Understanding negative exponents is crucial in algebra as they frequently appear in various mathematical contexts. The vital thing to remember is that a negative exponent indicates that the number or the expression is on the 'wrong side' of a fraction and needs to be inverted. For example, consider the expression \( x^{-n} \). To transform this into an expression with a positive exponent, you would take the reciprocal of the base and then apply the positive exponent, making it \( \frac{1}{x^n} \).

Applying this concept to algebraic expressions like \( (a^2 - 4)^{-2} \) from the exercise, we invert the whole expression to \( \frac{1}{{(a^2 - 4)}^2} \), effectively changing the negative exponent into a positive one. This inversion is crucial for simplifying expressions and solving equations.

In essence, negative exponents prompt us to evaluate the reciprocal of the base raised to the corresponding positive power, a relatively straightforward yet powerful mathematical concept.
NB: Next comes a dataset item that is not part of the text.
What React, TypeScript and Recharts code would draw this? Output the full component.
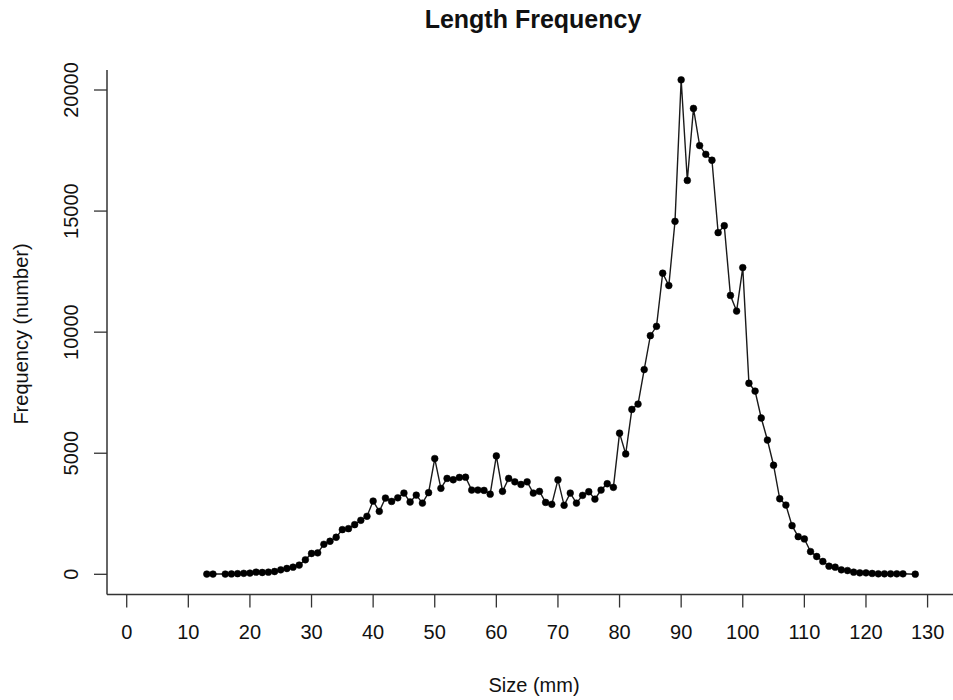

Reciprocal notation is a way to express one number as the inverse of another. In basic terms, the reciprocal of a number \( x \) is \( \frac{1}{x} \). It's important to note that the reciprocal of a fraction is simply the inverted fraction, e.g., the reciprocal of \( \frac{a}{b} \) is \( \frac{b}{a} \).

When working with negative exponents as shown in the exercise, reciprocal notation becomes especially handy. The term \( (b^2 - 1)^{-2} \) is expressed with a reciprocal as \( \frac{1}{{(b^2 - 1)}^2} \). This transformation allows for positive exponentiation within the framework of standard arithmetic operations.
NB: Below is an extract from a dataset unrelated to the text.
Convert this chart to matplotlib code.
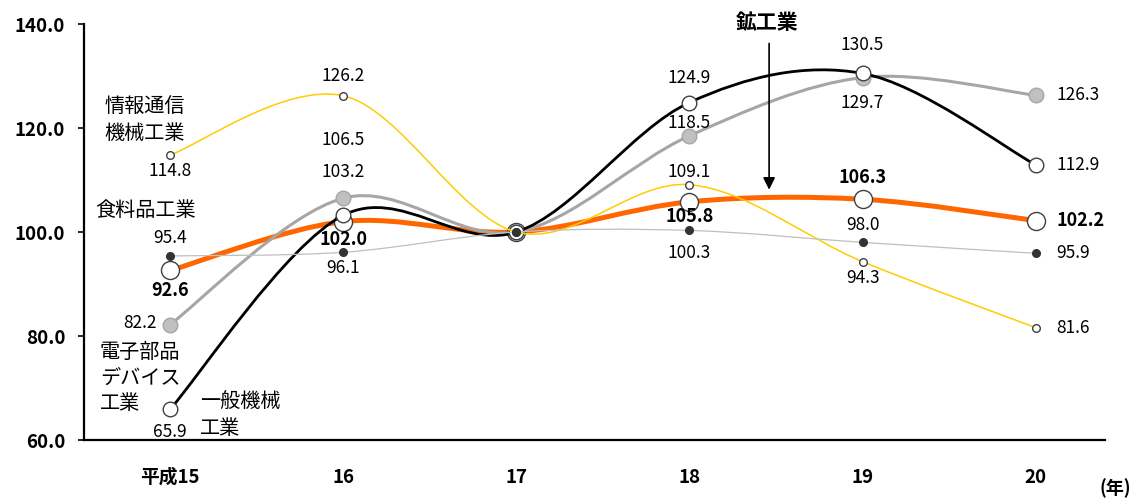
import matplotlib
matplotlib.use("Agg")
import matplotlib.pyplot as plt
from matplotlib.path import Path
from matplotlib.patches import PathPatch

plt.rcParams['font.family'] = ['Noto Sans CJK JP', 'DejaVu Sans']

# data (index, 平成17年 = 100)
years = ['平成15', '16', '17', '18', '19', '20']
kokogyo = [92.6, 102.0, 100.0, 105.8, 106.3, 102.2]        # 鉱工業
ippan = [65.9, 103.2, 100.0, 124.9, 130.5, 112.9]          # 一般機械工業
denshi = [82.2, 106.5, 100.0, 118.5, 129.7, 126.3]         # 電子部品デバイス工業
joho = [114.8, 126.2, 100.0, 109.1, 94.3, 81.6]            # 情報通信機械工業
shokuryo = [95.4, 96.1, 100.0, 100.3, 98.0, 95.9]          # 食料品工業

# label offsets in pixels (dx, dy), None = no label, 'r' = right of point
joho_off = [(0, -16), (0, 20), None, (0, 13), (0, -16), 'r']
shoku_off = [(0, 18), (0, -16), None, (0, -23), (0, 17), 'r']
koko_off = [(0, -20), (0, -18), None, (0, -15), (0, 22), 'r']
ippan_off = [(0, -23), (0, 43), None, (0, 25), (0, 28), 'r']
denshi_off = ['l', (0, 58), None, (0, 13), (0, -25), 'r']


def smooth(xs, ys):
    # catmull-rom style bezier, like excel's smoothed line
    n = len(xs)
    verts = [(xs[0], ys[0])]
    codes = [Path.MOVETO]
    for i in range(n - 1):
        p0 = max(i - 1, 0)
        p3 = min(i + 2, n - 1)
        c1 = (xs[i] + (xs[i + 1] - xs[p0]) / 6, ys[i] + (ys[i + 1] - ys[p0]) / 6)
        c2 = (xs[i + 1] - (xs[p3] - xs[i]) / 6, ys[i + 1] - (ys[p3] - ys[i]) / 6)
        verts += [c1, c2, (xs[i + 1], ys[i + 1])]
        codes += [Path.CURVE4] * 3
    return Path(verts, codes)


fig = plt.figure(figsize=(11.42, 4.98), dpi=100)
ax = fig.add_axes([84 / 1142, 58 / 498, (1105 - 84) / 1142, 416 / 498])
x = list(range(len(years)))

series = [
    # values, line color, lw, face, edge, msize, offsets, bold
    (kokogyo, '#FF6600', 3.6, 'white', '#404040', 13, koko_off, True),
    (denshi, '#A6A6A6', 2.2, '#C0C0C0', '#A6A6A6', 10.5, denshi_off, False),
    (ippan, 'black', 2.0, 'white', '#404040', 10.5, ippan_off, False),
    (joho, '#FFCC00', 1.1, 'white', '#404040', 5.5, joho_off, False),
    (shokuryo, '#BFBFBF', 0.9, '#333333', '#333333', 5.5, shoku_off, False),
]

z = 2
for vals, lc, lw, fc, ec, ms, offs, bold in series:
    ax.add_patch(PathPatch(smooth(x, vals), fill=False, edgecolor=lc, lw=lw,
                           zorder=z, capstyle='round'))
    ax.plot(x, vals, ls='none', marker='o', ms=ms, mfc=fc, mec=ec, mew=1.0,
            zorder=z + 0.5)
    z += 1
    for i, v in enumerate(vals):
        o = offs[i]
        if o is None:
            continue
        txt = f'{v:.1f}'
        fw = 'bold' if bold else 'normal'
        fs = 13 if bold else 12.5
        if o == 'r':
            ax.annotate(txt, (i, v), xytext=(21, 0), textcoords='offset pixels',
                        ha='left', va='center', fontsize=fs, fontweight=fw)
        elif o == 'l':
            ax.annotate(txt, (i, v), xytext=(-13, 2), textcoords='offset pixels',
                        ha='right', va='center', fontsize=fs, fontweight=fw)
        else:
            ax.annotate(txt, (i, v), xytext=o, textcoords='offset pixels',
                        ha='center', va='center', fontsize=fs, fontweight=fw,
                        zorder=10)

# series names
ax.text(-0.145, 121.5, '情報通信\n機械工業', ha='center', va='center',
        fontsize=14.5, linespacing=1.4)
ax.text(-0.14, 104.2, '食料品工業', ha='center', va='center', fontsize=14.5)
ax.text(-0.405, 71.9, '電子部品\nデバイス\n工業', ha='left', va='center',
        fontsize=14.5, linespacing=1.3)
ax.text(0.173, 64.8, '一般機械\n工業', ha='left', va='center',
        fontsize=14.5, linespacing=1.35)
ax.annotate('', xy=(3.46, 107.6), xytext=(3.46, 136.8),
            arrowprops=dict(arrowstyle='-|>', color='black', lw=1.2,
                            mutation_scale=18))
ax.text(3.45, 140.3, '鉱工業', ha='center', va='center', fontsize=15,
        fontweight='bold')

ax.set_xlim(-0.497, 5.40)
ax.set_ylim(60, 140)
ax.set_yticks([60, 80, 100, 120, 140])
ax.set_yticklabels([f'{t:.1f}' for t in [60, 80, 100, 120, 140]],
                   fontsize=13.5, fontweight='bold')
ax.set_xticks(x)
ax.set_xticklabels(years, fontsize=13.5, fontweight='bold')
ax.tick_params(axis='x', length=0, pad=20)
ax.tick_params(axis='y', length=4.5, width=1.2, direction='out', pad=9)
for s in ['top', 'right']:
    ax.spines[s].set_visible(False)
for s in ['left', 'bottom']:
    ax.spines[s].set_linewidth(1.6)
ax.set_clip_on(False)

fig.text(1115 / 1142, 1 - 488 / 498, '(年)', ha='center', va='center',
         fontsize=13, fontweight='bold')

fig.savefig('out.png', dpi=100)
Being adept with reciprocal notation makes it easier to understand and work with fractions, division, and concepts related to inverse operations, a foundation for more complex algebraic manipulations.

Algebraic expressions are combinations of variables, numbers, and operations that represent a specific value. They are the building blocks of algebra and are used to describe patterns, construct functions, and solve problems. An understanding of how to manipulate these expressions is fundamental to success in algebra.

In the given exercise, we see an algebraic expression \( 7a(a^2 - 4)^{-2}(b^2 - 1)^{-2} \). This expression comprises variables (\( a \) and \( b \)), constants (7 and the numbers within the parentheses), and operations (multiplication and exponentiation). The goal is to rewrite it with positive exponents, a common task that requires the use of reciprocal notation for negative exponents.

Once students master the mechanics of manipulating algebraic expressions—like changing the signs of exponents, combining like terms, and evaluating operations in the correct order—they can tackle a wide range of algebraic problems and develop deeper mathematical understanding.